I participated in GBC at Brickworld Chicago in 2023! It was fun, but much more work than you'd expect. It's a full day's work keeping all the machines running, clearing jams, herding balls back into the chain when one mechanism goes out of wack. It was fun to meet the other folks there.

I should really get around to properly documenting my design, but here's a short video of the version I brought to Brickworld: https://youtu.be/wdP656HuY6M

I wish the Lego Technix line would expand to be more about weird machines like this.

I asked my brother-in-law if my nephew would like a more advanced Technix set as a gift, he said no, they were mostly cars and vehicles and he wasn’t interested in that kind of thing. I wouldn’t have been at that age either. A wicked Rube Goldberg machine though…

My kids are mostly uninterested in the cars, but they loved the recent 42197 Earth and Moon orbiting the Sun.

They also like using the sorted boxes of Technic pieces to build crazy contraptions and my oldest has gotten into Spike Prime programming (Scratch/Blockly or Python).

There was one at BrickCon in Bellevue, WA last week! It’s my favorite part of the show. Always reminds me of queueing theory and distributed systems.
How do they get all the pieces? Are there programs like certified Lego professional or do they have to get every piece at consumer prices?
I can’t comment in the specific of this case, but in general adult LEGO builders will acquire pieces through a range of methods - the biggest being bricklink - a website where independent sellers sell individual pieces, often which they’ve ‘parted out’ retail sets to acquire.

LEGO has a similar service (‘pick-a-brick’), or in LEGO stores there is a ‘brick wall’ where you can pick up a small range of individual pieces (sold by volume - i.e. you fill up a box of pieces) and if you ever find yourself near Ulm, LEGO-land Deutschland has a physical location where you can buy pieces by mass.

But in summary, I don’t think there is a magic bullet - it’s an expensive hobby!

(Oh, and in case it’s unclear, in this case by LEGO pieces I mean all of LEGO/DUPLO/Technic).
I have a couple of sets from Fischer Technik and can't recommend them enough if watching marbles roll in an infinite cycle is your thing :)

https://www.fischertechnik.de/en/toys/marble-runs

Really well-made, excellent instructions and a very Lego-like experience.

Fischertechnik is a great engineering gateway drug for kids
OT: whenever I play Lego with my kids these days, I cannot help but to be slightly disappointed by the number of very specialized brick shapes there are today. Of course, this allows you to build a lot of things that weren't possible before. But I do appreciate the simplicity of the Lego box sets in my own youth. Limitation can also spark creativity.
I helped man one at a Brickworld. Lots of chasing down little plastic soccer balls all over the floor.
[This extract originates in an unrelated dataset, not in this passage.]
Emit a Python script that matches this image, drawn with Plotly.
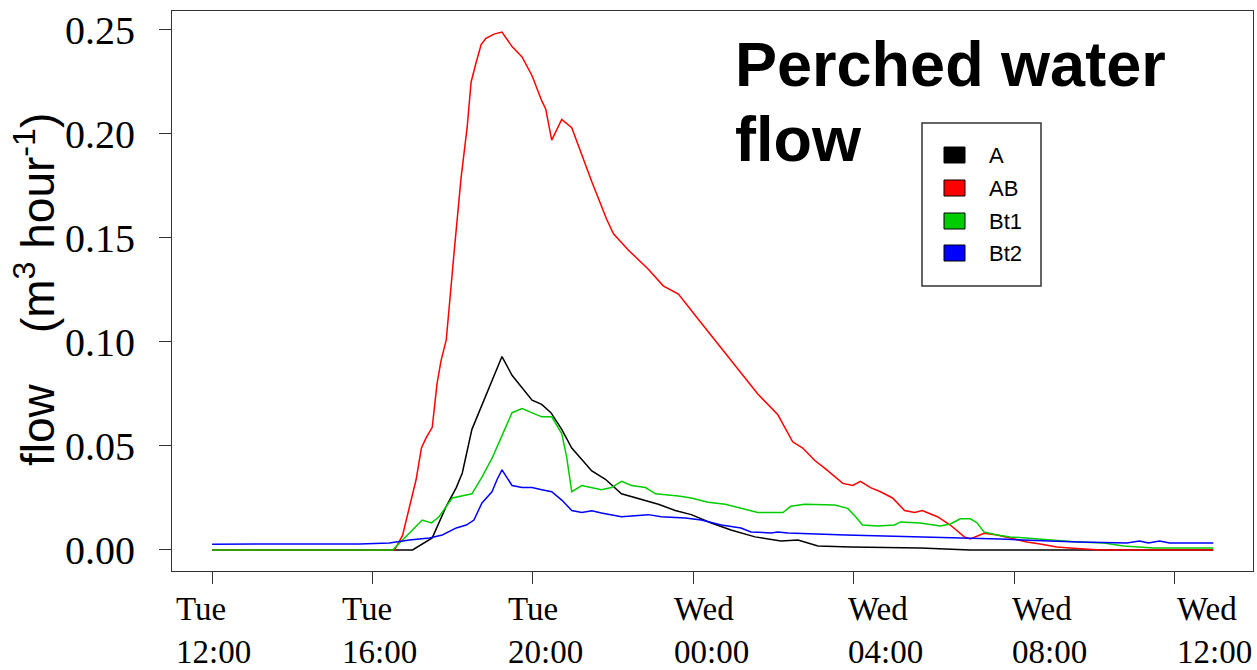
import pandas as pd
import plotly.graph_objects as go

# ---- data (hours after Tue 12:00, flow m3/hour) ----
BASE = pd.Timestamp("2010-06-08 12:00")  # a Tuesday

A_hours = [0, 5.0, 5.49, 5.84, 6.09, 6.24, 6.48, 6.78, 6.98, 7.23, 7.48, 7.73, 7.98, 8.22, 8.45, 8.72,
           8.97, 9.47, 9.81, 10.21, 10.56, 11.13, 11.55, 11.95, 12.45, 12.94, 13.54, 14.19, 14.61,
           15.11, 15.93, 17.66, 18.91, 24.97]
A_flow = [0, 0, .0058, .021, .030, .037, .058, .072, .082, .093, .084, .078, .072, .070, .066, .058,
          .049, .038, .034, .027, .025, .022, .019, .017, .013, .0096, .0063, .0043, .0048,
          .0019, .0014, .001, 0, 0]

AB_hours = [0, 4.55, 4.75, 4.92, 5.09, 5.22, 5.34, 5.49, 5.61, 5.71, 5.84, 6.04, 6.11, 6.21, 6.36,
            6.46, 6.58, 6.71, 6.83, 7.03, 7.23, 7.48, 7.73, 7.98, 8.22, 8.32, 8.47, 8.72, 8.97,
            9.14, 9.47, 9.84, 10.01, 10.39, 10.88, 11.25, 11.63, 12.12, 12.62, 13.12, 13.61,
            14.11, 14.48, 14.73, 15.03, 15.30, 15.53, 15.73, 15.98, 16.17, 16.42, 16.67, 16.97,
            17.27, 17.52, 17.71, 18.09, 18.41, 18.76, 18.91, 19.25, 19.58, 19.90, 20.32, 20.65,
            21.07, 21.39, 22.14, 24.97]
AB_flow = [0, 0, .007, .021, .034, .049, .054, .059, .080, .091, .101, .144, .159, .179, .203,
           .225, .234, .243, .246, .248, .249, .242, .237, .228, .216, .212, .197, .207, .203,
           .194, .177, .159, .152, .144, .135, .127, .123, .111, .099, .087, .075,
           .065, .052, .049, .043, .039, .035, .032, .031, .033, .030, .028, .025,
           .019, .018, .019, .016, .012, .0063, .0053, .008, .0072, .0058, .0038, .0029,
           .0014, .001, 0, 0]

Bt1_hours = [0, 4.50, 4.75, 5.24, 5.47, 5.66, 5.99, 6.24, 6.48, 6.73, 6.98, 7.23, 7.48, 7.73, 7.98,
             8.22, 8.47, 8.72, 8.84, 8.97, 9.22, 9.47, 9.71, 9.96, 10.21, 10.46, 10.81, 11.06,
             11.63, 11.95, 12.37, 12.80, 13.19, 13.61, 14.24, 14.43, 14.78, 15.53, 15.85, 16.05,
             16.22, 16.60, 17.02, 17.17, 17.66, 18.16, 18.41, 18.66, 18.91, 19.08, 19.25, 19.58,
             19.90, 20.25, 20.75, 21.57, 22.24, 22.73, 23.48, 24.97]
Bt1_flow = [0, 0, .0048, .0144, .013, .016, .025, .026, .027, .035, .044, .055, .066, .068, .066,
            .064, .064, .056, .045, .028, .031, .030, .029, .030, .033, .031, .030, .027,
            .026, .025, .023, .022, .020, .018, .018, .021, .022, .0216, .020, .016,
            .012, .0115, .012, .0135, .013, .0115, .0125, .015, .015, .013, .0087, .0072,
            .0063, .0058, .0048, .0038, .0034, .0019, .001, .001]

Bt2_hours = [0, 3.68, 4.42, 4.92, 5.42, 5.74, 6.09, 6.34, 6.53, 6.73, 6.98, 7.11, 7.23, 7.48, 7.73,
             7.98, 8.22, 8.47, 8.72, 8.97, 9.22, 9.47, 9.71, 10.21, 10.88, 11.20, 11.80, 12.20,
             12.70, 13.19, 13.44, 13.94, 14.11, 14.36, 15.80, 17.52, 18.76, 19.65, 20.89, 21.64,
             22.81, 23.13, 23.35, 23.63, 23.88, 24.97]
Bt2_flow = [.0028, .0029, .0034, .0048, .0058, .0072, .0106, .012, .0144, .0226, .028, .034, .0385,
            .031, .030, .030, .029, .028, .024, .019, .018, .0188, .0178, .016, .017, .016, .0154,
            .0144, .012, .0106, .0087, .0082, .0087, .0082, .0072, .0063, .0058, .0053, .0043,
            .0038, .0034, .0043, .0034, .0043, .0034, .0034]

series_names = ["A", "AB", "Bt1", "Bt2"]
series_colors = ["#000000", "#ff0000", "#00cd00", "#0000ff"]
series_hours = [A_hours, AB_hours, Bt1_hours, Bt2_hours]
series_flow = [A_flow, AB_flow, Bt1_flow, Bt2_flow]

tick_hours = [0, 4, 8, 12, 16, 20, 24]
tick_labels = ["Tue<br>12:00", "Tue<br>16:00", "Tue<br>20:00", "Wed<br>00:00",
               "Wed<br>04:00", "Wed<br>08:00", "Wed<br>12:00"]
y_ticks = [0.0, 0.05, 0.10, 0.15, 0.20, 0.25]

# layout-only: horizontal offsets (px) of each tick label's left edge from its tick
label_shift = [-38, -32, -27, -21, -8, -4, 1]


def to_time(hours):
    return [BASE + pd.Timedelta(hours=h) for h in hours]


fig = go.Figure()
for name, col, hrs, flw in zip(series_names, series_colors, series_hours, series_flow):
    fig.add_trace(go.Scatter(x=to_time(hrs), y=flw, mode="lines", name=name,
                             line=dict(color=col, width=1.5), showlegend=False))

W, H = 1257, 670
ML, MR, MT, MB = 172, 4, 11, 99
PW, PH = W - ML - MR, H - MT - MB
NB = "\u00a0"


def px(x):
    return (x - ML) / PW


def py(y):
    return (H - MB - y) / PH


fig.update_layout(
    width=W, height=H,
    margin=dict(l=ML, r=MR, t=MT, b=MB, autoexpand=False),
    paper_bgcolor="white", plot_bgcolor="white",
    xaxis=dict(
        type="date", automargin=False,
        range=[BASE + pd.Timedelta(hours=-1.0), BASE + pd.Timedelta(hours=25.96)],
        tickvals=to_time(tick_hours), showticklabels=False,
        ticks="outside", ticklen=12, tickcolor="#333", tickwidth=1,
        showline=True, linecolor="#333", linewidth=1, mirror=True,
        showgrid=False, zeroline=False,
    ),
    yaxis=dict(
        automargin=False,
        range=[-0.0101, 0.2591],
        tickvals=y_ticks, tickformat=".2f",
        ticks="outside", ticklen=12, tickcolor="#333", tickwidth=1,
        showline=True, linecolor="#333", linewidth=1, mirror=True,
        showgrid=False, zeroline=False,
        tickfont=dict(family="Liberation Serif", size=40, color="black"),
        ticklabelstandoff=16,
    ),
)

# x tick labels (left-aligned two-line blocks)
for th, lab, sh in zip(to_time(tick_hours), tick_labels, label_shift):
    fig.add_annotation(xref="x", yref="paper", x=th, y=py(630), text=lab, xshift=sh,
                       showarrow=False, xanchor="left", yanchor="middle", align="left",
                       font=dict(family="Liberation Serif", size=33, color="black"))

# y-axis title
fig.add_annotation(xref="paper", yref="paper", x=px(35), y=py(290),
                   text="flow" + NB * 4 + "(m<sup>3</sup> hour<sup>-1</sup>)",
                   textangle=-90, showarrow=False, xanchor="center", yanchor="middle",
                   font=dict(family="Liberation Sans", size=46, color="black"))

# chart title
fig.add_annotation(xref="paper", yref="paper", x=px(733), y=py(64), text="<b>Perched water</b>",
                   showarrow=False, xanchor="left", yanchor="middle",
                   font=dict(family="Liberation Sans", size=63, color="black"))
fig.add_annotation(xref="paper", yref="paper", x=px(733), y=py(139), text="<b>flow</b>",
                   showarrow=False, xanchor="left", yanchor="middle",
                   font=dict(family="Liberation Sans", size=63, color="black"))

# legend box
fig.add_shape(type="rect", xref="paper", yref="paper", x0=px(922), x1=px(1041),
              y0=py(286), y1=py(123), line=dict(color="#333", width=1.5), fillcolor="white")
row_y = [155, 188, 221, 253]
for name, col, ry in zip(series_names, series_colors, row_y):
    fig.add_shape(type="rect", xref="paper", yref="paper", x0=px(944), x1=px(965),
                  y0=py(ry + 8), y1=py(ry - 8), line=dict(color="black", width=1), fillcolor=col)
    fig.add_annotation(xref="paper", yref="paper", x=px(987), y=py(ry), text=name,
                       showarrow=False, xanchor="left", yanchor="middle",
                       font=dict(family="Liberation Sans", size=22, color="black"))

fig.write_html("out.html")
The whole thing just makes sense as a software dev. There's an input standard, output standard, and I guess a processing rate expectation (or not - that was probably the second biggest issue we faced was some slow contraptions that would back up). (The first biggest issue was a contraption that "pinged" the balls through the air to a landing container and would sometimes send them off randomly or kids would try to catch them.)

This is partly from LEGO fans previous work on railroad, town, space base, etc. modular builds where they have a spec for where each unit should connect and people bring in their own creations and link them all up.

I've always wanted to do something like the great ball contraption in general at makerfaires but open to all kinds of build materials, techniques, power, etc.

I think the spec is supposed to be one ball per second, but I guess that's not really adhered to.

Tangentially, I think it'd be interesting to use something like this to explain the networking concepts of throughout, latency, jitter, baud vs bits per second, symbol rate and bits per symbol.

You can find analogous examples in the main video to compare to all of those concepts.

The infinite domino contraption is great!